**Problem description**
In the listing below, pick out lines with "this".

**Dataset rows**
** begin **

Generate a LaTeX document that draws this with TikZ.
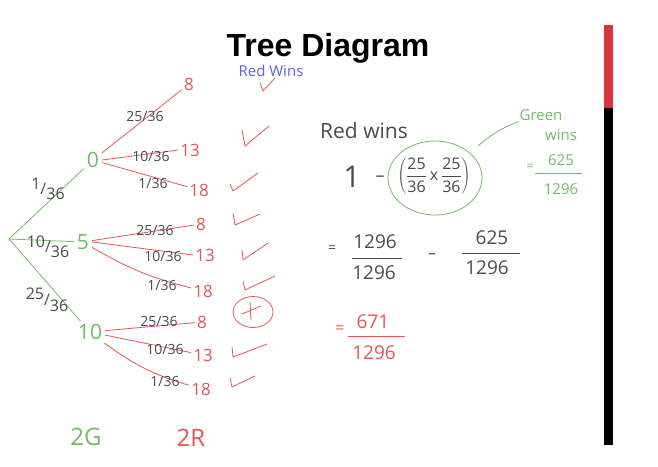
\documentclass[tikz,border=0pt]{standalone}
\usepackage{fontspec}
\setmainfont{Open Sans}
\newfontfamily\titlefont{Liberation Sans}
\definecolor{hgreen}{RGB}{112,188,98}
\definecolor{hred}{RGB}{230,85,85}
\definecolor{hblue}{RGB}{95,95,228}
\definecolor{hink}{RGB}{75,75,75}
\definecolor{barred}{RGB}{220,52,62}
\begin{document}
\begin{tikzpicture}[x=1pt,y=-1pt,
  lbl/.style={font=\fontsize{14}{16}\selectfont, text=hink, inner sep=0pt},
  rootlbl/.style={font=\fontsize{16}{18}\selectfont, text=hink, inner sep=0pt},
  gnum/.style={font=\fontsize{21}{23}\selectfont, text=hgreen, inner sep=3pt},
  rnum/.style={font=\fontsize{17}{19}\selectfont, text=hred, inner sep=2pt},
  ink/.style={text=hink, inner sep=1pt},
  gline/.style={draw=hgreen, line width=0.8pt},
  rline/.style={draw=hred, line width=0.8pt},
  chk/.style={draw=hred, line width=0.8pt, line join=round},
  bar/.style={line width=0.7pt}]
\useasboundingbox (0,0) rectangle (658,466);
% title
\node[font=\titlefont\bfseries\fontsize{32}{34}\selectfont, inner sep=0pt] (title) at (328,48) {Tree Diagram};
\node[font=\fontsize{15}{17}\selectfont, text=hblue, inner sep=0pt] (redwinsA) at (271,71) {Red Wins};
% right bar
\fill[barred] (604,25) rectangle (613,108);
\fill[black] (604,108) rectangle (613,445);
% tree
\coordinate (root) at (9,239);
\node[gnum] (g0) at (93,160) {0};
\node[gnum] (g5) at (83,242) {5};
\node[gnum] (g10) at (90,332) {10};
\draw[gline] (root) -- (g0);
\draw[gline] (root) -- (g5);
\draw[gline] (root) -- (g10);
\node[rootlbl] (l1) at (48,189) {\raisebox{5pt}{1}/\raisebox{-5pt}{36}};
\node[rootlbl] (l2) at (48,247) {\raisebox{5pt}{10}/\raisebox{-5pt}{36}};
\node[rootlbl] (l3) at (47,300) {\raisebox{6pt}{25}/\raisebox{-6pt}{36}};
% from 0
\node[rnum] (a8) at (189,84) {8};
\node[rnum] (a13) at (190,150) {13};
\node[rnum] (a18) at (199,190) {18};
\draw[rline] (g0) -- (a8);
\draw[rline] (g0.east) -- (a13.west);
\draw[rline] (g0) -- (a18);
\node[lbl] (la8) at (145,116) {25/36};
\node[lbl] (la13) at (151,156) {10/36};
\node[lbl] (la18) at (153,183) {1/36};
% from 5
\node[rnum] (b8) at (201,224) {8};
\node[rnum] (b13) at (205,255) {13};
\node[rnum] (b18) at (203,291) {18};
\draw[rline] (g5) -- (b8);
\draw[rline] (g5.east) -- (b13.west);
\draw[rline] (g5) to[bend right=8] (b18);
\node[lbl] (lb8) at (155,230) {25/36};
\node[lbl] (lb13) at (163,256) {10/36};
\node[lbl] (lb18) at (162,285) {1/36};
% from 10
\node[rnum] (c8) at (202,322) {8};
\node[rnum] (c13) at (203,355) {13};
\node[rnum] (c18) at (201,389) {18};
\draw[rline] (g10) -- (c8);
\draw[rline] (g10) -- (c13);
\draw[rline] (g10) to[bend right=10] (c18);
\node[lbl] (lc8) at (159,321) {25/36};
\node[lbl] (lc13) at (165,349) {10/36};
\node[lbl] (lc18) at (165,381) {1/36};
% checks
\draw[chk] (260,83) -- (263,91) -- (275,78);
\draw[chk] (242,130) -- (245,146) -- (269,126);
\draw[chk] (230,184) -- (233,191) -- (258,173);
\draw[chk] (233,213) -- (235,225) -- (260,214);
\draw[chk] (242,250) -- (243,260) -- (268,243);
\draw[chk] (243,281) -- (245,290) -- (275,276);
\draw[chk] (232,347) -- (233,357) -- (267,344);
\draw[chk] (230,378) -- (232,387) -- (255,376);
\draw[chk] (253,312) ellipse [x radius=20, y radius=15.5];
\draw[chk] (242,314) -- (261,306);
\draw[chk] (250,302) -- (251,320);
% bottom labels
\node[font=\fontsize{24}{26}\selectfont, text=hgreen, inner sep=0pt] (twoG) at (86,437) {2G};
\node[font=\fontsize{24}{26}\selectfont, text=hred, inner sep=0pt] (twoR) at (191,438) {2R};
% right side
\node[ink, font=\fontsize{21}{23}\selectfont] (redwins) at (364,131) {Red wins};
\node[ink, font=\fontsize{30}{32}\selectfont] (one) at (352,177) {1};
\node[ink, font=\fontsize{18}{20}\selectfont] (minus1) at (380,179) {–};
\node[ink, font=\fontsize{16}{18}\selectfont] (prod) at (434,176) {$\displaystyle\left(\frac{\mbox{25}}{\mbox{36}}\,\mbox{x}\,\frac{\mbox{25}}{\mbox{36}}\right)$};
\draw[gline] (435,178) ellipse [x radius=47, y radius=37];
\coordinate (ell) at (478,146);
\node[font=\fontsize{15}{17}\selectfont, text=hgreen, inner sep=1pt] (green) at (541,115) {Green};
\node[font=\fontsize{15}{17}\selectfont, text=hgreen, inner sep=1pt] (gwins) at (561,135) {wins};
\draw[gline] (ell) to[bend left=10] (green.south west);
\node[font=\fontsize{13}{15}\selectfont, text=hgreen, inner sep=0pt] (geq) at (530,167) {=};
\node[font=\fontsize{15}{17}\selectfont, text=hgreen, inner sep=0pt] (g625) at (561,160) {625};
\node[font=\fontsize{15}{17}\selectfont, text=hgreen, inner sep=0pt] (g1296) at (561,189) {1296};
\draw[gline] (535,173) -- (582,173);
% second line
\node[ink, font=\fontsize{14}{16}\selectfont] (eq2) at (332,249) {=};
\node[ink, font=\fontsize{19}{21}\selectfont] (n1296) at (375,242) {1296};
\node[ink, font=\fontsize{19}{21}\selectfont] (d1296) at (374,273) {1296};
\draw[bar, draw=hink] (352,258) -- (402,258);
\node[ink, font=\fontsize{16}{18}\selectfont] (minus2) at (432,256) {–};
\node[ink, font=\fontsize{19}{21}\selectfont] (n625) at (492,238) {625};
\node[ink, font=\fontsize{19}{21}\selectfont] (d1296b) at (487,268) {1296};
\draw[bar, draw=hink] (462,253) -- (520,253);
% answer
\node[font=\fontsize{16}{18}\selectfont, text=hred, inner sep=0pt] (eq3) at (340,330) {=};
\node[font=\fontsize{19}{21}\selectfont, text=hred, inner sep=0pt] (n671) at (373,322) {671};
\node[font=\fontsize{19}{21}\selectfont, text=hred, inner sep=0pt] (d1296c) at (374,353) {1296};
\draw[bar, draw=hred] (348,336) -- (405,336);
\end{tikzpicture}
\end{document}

** end **
** begin **

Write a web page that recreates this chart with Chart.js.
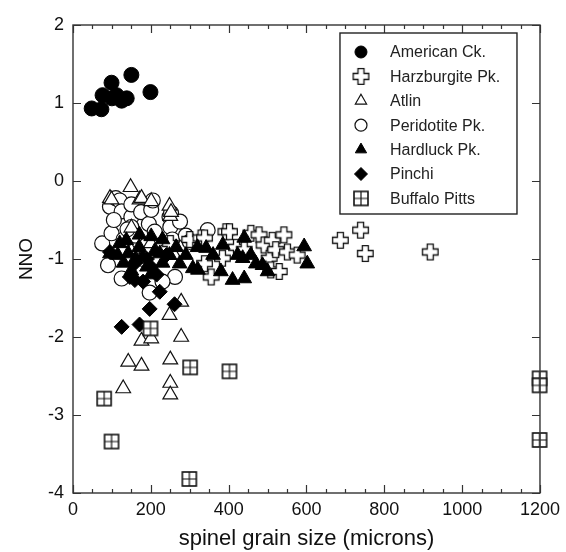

** end **
** begin **

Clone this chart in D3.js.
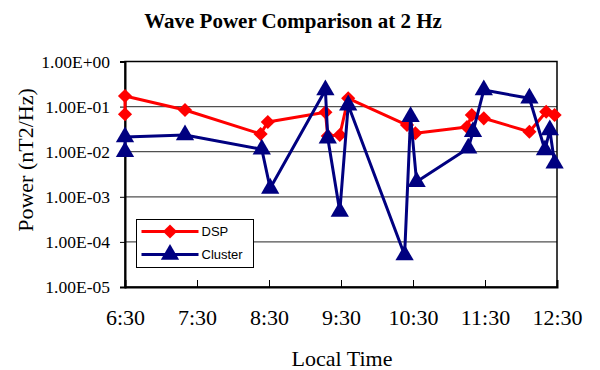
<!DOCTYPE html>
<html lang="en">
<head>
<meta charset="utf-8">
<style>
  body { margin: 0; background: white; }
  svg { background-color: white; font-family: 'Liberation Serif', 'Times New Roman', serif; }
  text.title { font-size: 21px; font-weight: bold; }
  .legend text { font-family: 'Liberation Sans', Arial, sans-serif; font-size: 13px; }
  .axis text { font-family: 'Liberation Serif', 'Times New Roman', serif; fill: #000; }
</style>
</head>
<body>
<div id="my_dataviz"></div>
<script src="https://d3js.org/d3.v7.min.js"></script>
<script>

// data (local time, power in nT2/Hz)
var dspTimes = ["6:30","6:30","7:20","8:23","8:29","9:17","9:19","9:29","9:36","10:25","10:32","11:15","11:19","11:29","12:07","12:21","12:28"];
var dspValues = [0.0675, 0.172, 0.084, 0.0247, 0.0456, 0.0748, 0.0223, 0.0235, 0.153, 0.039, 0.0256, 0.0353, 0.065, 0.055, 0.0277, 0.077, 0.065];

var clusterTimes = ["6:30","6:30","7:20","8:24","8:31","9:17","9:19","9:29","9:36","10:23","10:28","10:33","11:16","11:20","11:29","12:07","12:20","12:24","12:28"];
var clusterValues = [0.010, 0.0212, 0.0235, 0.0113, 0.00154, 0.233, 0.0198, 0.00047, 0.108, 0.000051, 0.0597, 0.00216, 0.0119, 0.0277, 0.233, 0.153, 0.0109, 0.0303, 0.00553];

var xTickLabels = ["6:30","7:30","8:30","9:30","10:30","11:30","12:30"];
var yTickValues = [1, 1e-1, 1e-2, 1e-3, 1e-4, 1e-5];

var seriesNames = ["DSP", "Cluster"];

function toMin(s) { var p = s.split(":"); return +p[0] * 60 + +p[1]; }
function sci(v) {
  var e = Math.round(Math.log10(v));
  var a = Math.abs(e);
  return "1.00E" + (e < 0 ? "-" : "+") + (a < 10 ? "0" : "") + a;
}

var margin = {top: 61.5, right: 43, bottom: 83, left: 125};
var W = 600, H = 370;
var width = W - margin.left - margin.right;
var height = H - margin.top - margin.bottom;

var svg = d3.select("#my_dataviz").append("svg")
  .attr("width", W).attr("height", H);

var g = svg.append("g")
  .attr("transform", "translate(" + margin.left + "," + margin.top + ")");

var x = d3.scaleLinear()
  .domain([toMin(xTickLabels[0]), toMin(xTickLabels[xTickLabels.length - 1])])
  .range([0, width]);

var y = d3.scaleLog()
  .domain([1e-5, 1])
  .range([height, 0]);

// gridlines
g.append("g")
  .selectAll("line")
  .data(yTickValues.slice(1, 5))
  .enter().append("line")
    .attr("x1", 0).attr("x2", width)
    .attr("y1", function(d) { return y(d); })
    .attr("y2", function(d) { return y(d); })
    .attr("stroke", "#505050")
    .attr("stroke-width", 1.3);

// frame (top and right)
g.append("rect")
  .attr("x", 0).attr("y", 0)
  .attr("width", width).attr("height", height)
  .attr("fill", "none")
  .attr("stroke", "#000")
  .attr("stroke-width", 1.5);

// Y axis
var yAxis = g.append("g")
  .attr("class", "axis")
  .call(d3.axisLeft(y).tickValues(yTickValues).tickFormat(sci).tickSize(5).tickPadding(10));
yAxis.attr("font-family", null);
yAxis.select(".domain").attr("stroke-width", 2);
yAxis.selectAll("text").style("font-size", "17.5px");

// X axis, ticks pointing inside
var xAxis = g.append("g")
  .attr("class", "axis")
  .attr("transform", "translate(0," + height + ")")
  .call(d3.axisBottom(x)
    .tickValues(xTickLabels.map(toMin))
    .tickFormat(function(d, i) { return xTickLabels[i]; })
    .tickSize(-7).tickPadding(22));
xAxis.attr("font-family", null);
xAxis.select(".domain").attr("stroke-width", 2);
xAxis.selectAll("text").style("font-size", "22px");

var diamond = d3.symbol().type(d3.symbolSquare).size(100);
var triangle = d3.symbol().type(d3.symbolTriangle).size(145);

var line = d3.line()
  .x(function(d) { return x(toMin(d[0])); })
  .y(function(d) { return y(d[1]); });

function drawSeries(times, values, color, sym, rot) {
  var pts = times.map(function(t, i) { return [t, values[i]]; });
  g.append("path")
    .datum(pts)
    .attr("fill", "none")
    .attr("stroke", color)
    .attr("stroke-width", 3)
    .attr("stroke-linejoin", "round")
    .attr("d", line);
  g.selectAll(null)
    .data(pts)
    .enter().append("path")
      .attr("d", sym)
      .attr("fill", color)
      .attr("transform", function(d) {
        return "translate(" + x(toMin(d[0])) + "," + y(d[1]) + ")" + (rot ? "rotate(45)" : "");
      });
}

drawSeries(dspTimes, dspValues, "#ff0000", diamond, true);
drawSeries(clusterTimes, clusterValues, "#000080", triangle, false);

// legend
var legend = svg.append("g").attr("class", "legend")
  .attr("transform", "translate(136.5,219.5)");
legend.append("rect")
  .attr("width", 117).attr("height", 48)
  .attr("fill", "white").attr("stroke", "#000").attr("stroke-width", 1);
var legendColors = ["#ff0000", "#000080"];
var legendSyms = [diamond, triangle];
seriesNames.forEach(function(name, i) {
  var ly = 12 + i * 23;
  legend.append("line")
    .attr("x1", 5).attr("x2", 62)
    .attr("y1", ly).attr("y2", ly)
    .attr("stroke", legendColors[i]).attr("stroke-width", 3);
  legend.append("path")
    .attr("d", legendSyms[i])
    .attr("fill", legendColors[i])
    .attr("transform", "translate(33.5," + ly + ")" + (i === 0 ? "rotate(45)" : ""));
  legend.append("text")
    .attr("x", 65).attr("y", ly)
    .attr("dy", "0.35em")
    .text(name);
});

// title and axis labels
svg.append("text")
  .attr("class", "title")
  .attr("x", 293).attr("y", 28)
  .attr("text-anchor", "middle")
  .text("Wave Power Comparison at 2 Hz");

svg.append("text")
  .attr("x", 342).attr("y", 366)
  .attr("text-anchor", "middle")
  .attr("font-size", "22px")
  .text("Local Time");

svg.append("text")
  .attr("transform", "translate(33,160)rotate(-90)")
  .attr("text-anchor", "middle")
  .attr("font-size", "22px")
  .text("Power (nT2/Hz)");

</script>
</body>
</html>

** end **

**Solution**
Generate a LaTeX document that draws this with TikZ.
Write a web page that recreates this chart with Chart.js.
Clone this chart in D3.js.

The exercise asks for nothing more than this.